Looking for the exit: How do malaria parasites escape from red blood cells?

Abstract

At the beginning of the 21st century malaria remains one of the world's most widespread and intractable diseases, parasites of the genus Plasmodium, especially P. falciparum, being responsible for many millions of deaths and much human misery. The malaria parasite Plasmodium is genetically sophisticated, with complex survival strategies that have consistently outmaneuvered attempts to control it with antimalarial drugs. The completion of the P. falciparum genome project will greatly help the development of new methods of counterattack, but to understand the data the project produces, a detailed understanding of the parasite's biology is essential.

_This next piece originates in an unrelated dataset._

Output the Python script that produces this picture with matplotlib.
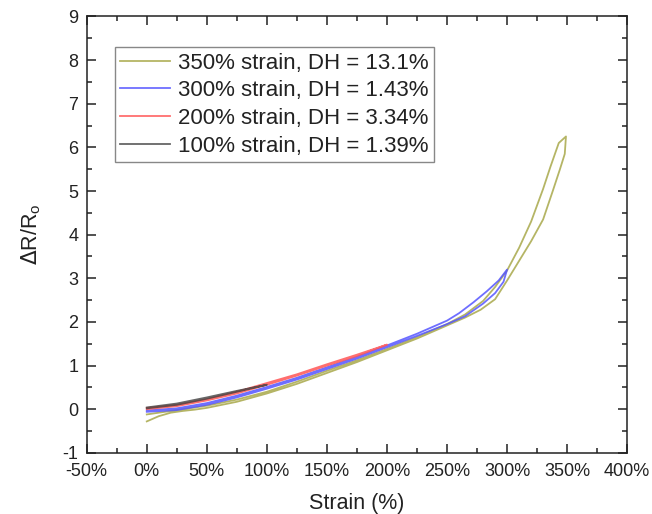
import numpy as np
import matplotlib.pyplot as plt
from matplotlib.ticker import MultipleLocator, PercentFormatter

plt.rcParams['font.family'] = ['Liberation Sans', 'DejaVu Sans']
plt.rcParams['axes.unicode_minus'] = False

# 350% strain cycle (load then unload), strain in %
s350_x = [0, 5, 10, 20, 30, 40, 50, 75, 100, 125, 150, 175, 200, 225, 250, 265, 278,
          290, 300, 310, 320, 330, 338, 344, 348, 349,
          343, 336, 330, 320, 310, 300, 290, 280, 265, 250, 225, 200, 175, 150, 125,
          100, 75, 50, 30, 15, 0]
s350_y = [-0.28, -0.22, -0.16, -0.08, -0.04, -0.01, 0.03, 0.17, 0.36, 0.58, 0.83, 1.08, 1.35, 1.62, 1.92, 2.1, 2.28,
          2.52, 2.95, 3.4, 3.85, 4.35, 5.0, 5.5, 5.85, 6.25,
          6.1, 5.55, 5.05, 4.3, 3.7, 3.18, 2.8, 2.48, 2.17, 1.95, 1.65, 1.38, 1.12, 0.88, 0.63,
          0.4, 0.22, 0.08, 0.0, -0.06, -0.12]

# 300% strain cycle
s300_x = [0, 25, 50, 75, 100, 125, 150, 175, 200, 225, 250, 265, 280, 290, 297, 300,
          293, 283, 272, 260, 250, 225, 200, 175, 150, 125, 100, 75, 50, 25, 0]
s300_y = [-0.06, -0.02, 0.1, 0.27, 0.47, 0.68, 0.92, 1.16, 1.42, 1.68, 1.95, 2.13, 2.42, 2.66, 2.92, 3.2,
          2.95, 2.7, 2.45, 2.2, 2.03, 1.73, 1.46, 1.2, 0.96, 0.72, 0.51, 0.31, 0.14, 0.02, -0.03]

# 200% strain cycle
s200_x = [0, 25, 50, 75, 100, 125, 150, 175, 200, 175, 150, 125, 100, 75, 50, 25, 0]
s200_y = [0.0, 0.07, 0.2, 0.36, 0.56, 0.77, 1.0, 1.22, 1.48, 1.25, 1.03, 0.8, 0.6, 0.4, 0.23, 0.1, 0.03]

# 100% strain cycle
s100_x = [0, 25, 50, 75, 100, 75, 50, 25, 0]
s100_y = [0.02, 0.1, 0.24, 0.4, 0.56, 0.42, 0.27, 0.13, 0.04]

labels = ['350% strain, DH = 13.1%', '300% strain, DH = 1.43%',
          '200% strain, DH = 3.34%', '100% strain, DH = 1.39%']

fig = plt.figure(figsize=(6.52, 5.14), dpi=100)
ax = fig.add_axes([0.133, 0.119, 0.829, 0.849])

ax.plot(s350_x, s350_y, color='#b5b565', lw=1.3, label=labels[0])
ax.plot(s300_x, s300_y, color='#5555ff', lw=1.3, alpha=0.85, label=labels[1])
ax.plot(s200_x, s200_y, color='#ff5555', lw=1.3, alpha=0.85, label=labels[2])
ax.plot(s100_x, s100_y, color='#404040', lw=1.3, alpha=0.8, label=labels[3])

ax.set_xlim(-50, 400)
ax.set_ylim(-1, 9)
ax.xaxis.set_major_locator(MultipleLocator(50))
ax.xaxis.set_minor_locator(MultipleLocator(25))
ax.yaxis.set_major_locator(MultipleLocator(1))
ax.yaxis.set_minor_locator(MultipleLocator(0.5))
ax.xaxis.set_major_formatter(PercentFormatter(decimals=0))

ax.tick_params(which='both', direction='in', top=True, right=True, width=1.1, colors='#222222')
ax.tick_params(which='major', length=6.3, labelsize=13, labelcolor='#222222')
ax.tick_params(which='minor', length=3.8)
ax.tick_params(axis='x', which='major', pad=7)
ax.tick_params(axis='y', which='major', pad=6)
for sp in ax.spines.values():
    sp.set_linewidth(1.1)
    sp.set_color('#222222')

ax.set_xlabel('Strain (%)', fontsize=15.5, color='#222222', labelpad=10)
ax.set_ylabel(r'$\Delta$R/R$_\mathregular{o}$', fontsize=15.5, color='#222222', labelpad=14)

leg = ax.legend(loc='upper left', bbox_to_anchor=(0.052, 0.930), borderaxespad=0,
                fontsize=16, fancybox=False, edgecolor='#888888', framealpha=1,
                handlelength=2.25, handletextpad=0.35, labelspacing=0.3, borderpad=0.25)
leg.get_frame().set_linewidth(1.0)
for t in leg.get_texts():
    t.set_color('#222222')

fig.savefig('out.png', dpi=100)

The research by Salmon and colleagues reported in the previous issue of PNAS (1) tackles a fundamental unsolved problem of Plasmodium biology, highly relevant to the development of novel antimalarials. In malaria infections, parasites injected by mosquitoes into the blood pass to the liver where they invade its main cell type, the hepatocyte. Within these, the parasites feed and grow, then multiply, each generating many hundreds of merozoites, minute, lemon-shaped infectious cells not much larger than a bacterium. These move into the bloodstream where each can invade a red blood cell (RBC), becoming entirely enclosed in this cell, and again feeding and multiplying, although this time to about 16 merozoites (in P. falciparum). These escape from the depleted RBC and invade new ones. After many cycles within RBCs, sexual forms (gametocytes) are produced, which when taken by a mosquito in a blood meal, break out of their enclosing RBCs as gametes, which fuse together and reinfect the insect. During RBC invasion, the merozoite induces a pit to form in the RBC surface and this closes over the parasite to form a minute bubble (the parasitophorous vacuole, PV) inside the RBC, where the parasite stays through successive stages—ring, trophozoite, and schizont—until its merozoite offspring mature and …